Le Théâtre Ouvert Luxembourg a accueilli pour quelques soirées Pourquoi faire du théâtre en camionnette ? d’Isabelle Bonillo Il s’agit d’une écriture au plateau qui lie discours et espace théâtral. L’autrice assure aussi la mise en scène et joue en compagnie de deux comédiens. Cette femme-théâtre n’opte pas pour une salle fixe, implantée dans un lieu théâtral équipé mais pour un théâtre qui se déplace, une structure légère, un théâtre voyageur qui parcourt régulièrement certaines régions ou pays, de la Suisse – avec Lausanne comme siège – au Luxembourg en passant par la France.
Le projet renoue avec le nomadisme romantique, en allant au-devant ou à la recherche du public, en particulier des gens qui n’ont pas l’habitude de fréquenter les salles de théâtre. C’est d’abord une démarche qui se situe dans le cadre de la démocratisation de la culture. Elle stimule aussi la curiosité de ceux qui se rendent régulièrement au spectacle et aiment découvrir une autre approche. La structure est assez légère, adaptable, installée sur un plateau ou en plein air avec la fameuse camionnette du titre en arrière-plan. La pièce met aussi en évidence un talent propre à la comédienne Bonillo, celui d’entrer en contact avec les gens, de les motiver pour « entrer » dans un lieu à découvrir et certes de mettre en valeur que le théâtre, pour vivre, a besoin de public.
Le don d’Isabelle Bonillo (qu’on ne peut guère se représenter sans son fameux accordéon) d’être à la fois dedans et dehors, dans l’histoire tout en abordant les spectateurs, pour les impliquer dans l’action théâtrale et leur montrer les possibilités et les charmes du théâtre en camionnette, ne lui ferme pas les possibilités de jouer dans un ensemble et dans un lieu plus traditionnel, comme dans Liliom ou la vie et mort d’un vaurien de Ferenc Molnar, mise en scène de Myriam Muller, un spectacle repris actuellement au Grand Théâtre.
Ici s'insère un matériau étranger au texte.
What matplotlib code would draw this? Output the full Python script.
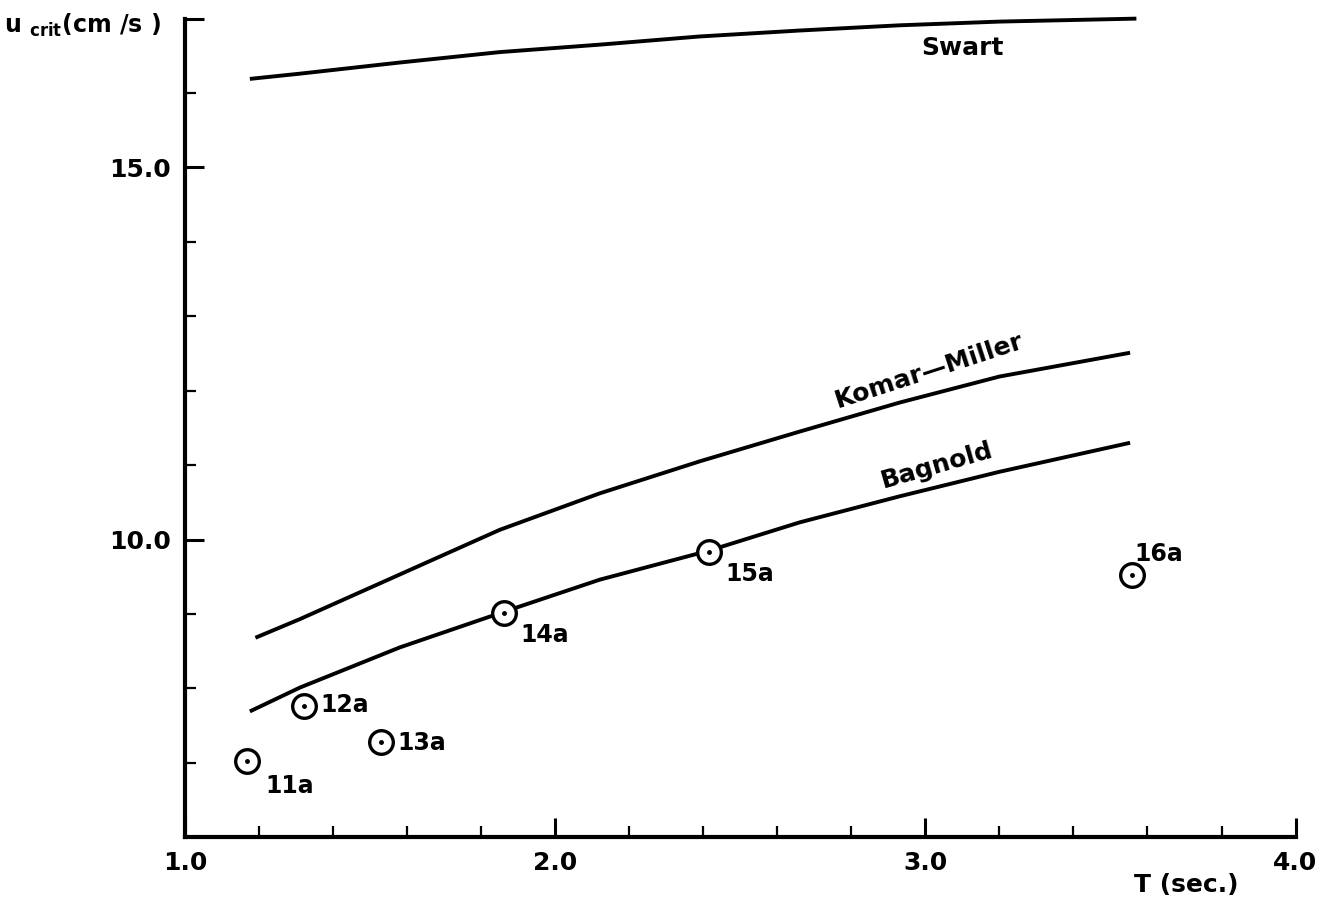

Dans Pourquoi faire du théâtre en camionnette ? une pièce qui, malgré la formulation du titre, n’est pas un plaidoyer rigide ou une justification pour une telle expérience, mais bien une découverte stimulante à se rapprocher de ce qui se passe sur scène, de jeter un discret regard derrière les coulisses et d’entrer quelque peu dans le jeu, de se laisser capter par ce que les comédiens racontent.
Le spectacle démarre sur un fâcheux incident : la camionnette, indispensable pour se rendre d’un endroit à l’autre et qui rend possible l’utopie, ne démarre pas malgré les efforts pour mettre la mécanique en marche. Elle émet parfois un vague grognement. Pourtant elle est indispensable : pas de théâtre en camionnette sans la participation bienveillante de l’engin. À chacun son rôle.
Par le biais d’un récit choral à trois comédiens, dont l’un est en fait le témoin de sa propre histoire, le spectateur suit les étapes importantes d’une famille de comédiens, qui « prédestine » Isabelle à suivre la voie nomade de ses ancêtres, de faire la connaissance du métier de l’intérieur, notamment de passer par l’École du Théâtre National de Strasbourg, et de participer à la décentralisation théâtrale, se situant dans la tradition du ménestrel et du théâtre de foire. Ces expériences vécues directement ou par personnes interposées l’ont aidée à réaliser son utopie théâtrale à elle, le recours au Camion-Chapiteau, qui permet des spectacles en salle ou sous chapiteau, et de faire des tournées depuis 18 ans.
Un parcours illustré dans Pourquoi faire du théâtre en camionnette par divers épisodes, dans une scénographie de Gilbert Maire, sur le mode ludique, souvent avec deux comédiens qui l’accompagnent, tous les trois en costumes de Karine Dubois. Catia Machado est assez drôle, et Nicolas Ruegg, très convaincant dans ses diverses apparitions avec masques : des expériences personnelles significatives, mises en lumière de Christophe Kehrli, avec des passages plus descriptifs avec projections.
L’ensemble transpose le spectateur dans divers contextes, à différentes périodes, et fait naître éventuellement des allusions à d’autres personnages vus sur scène, stimule donc son imaginaire et montre en particulier l’importance des histoires racontées, qui provoquent d’autres souvenirs, tout en créant un univers qui fait rêver.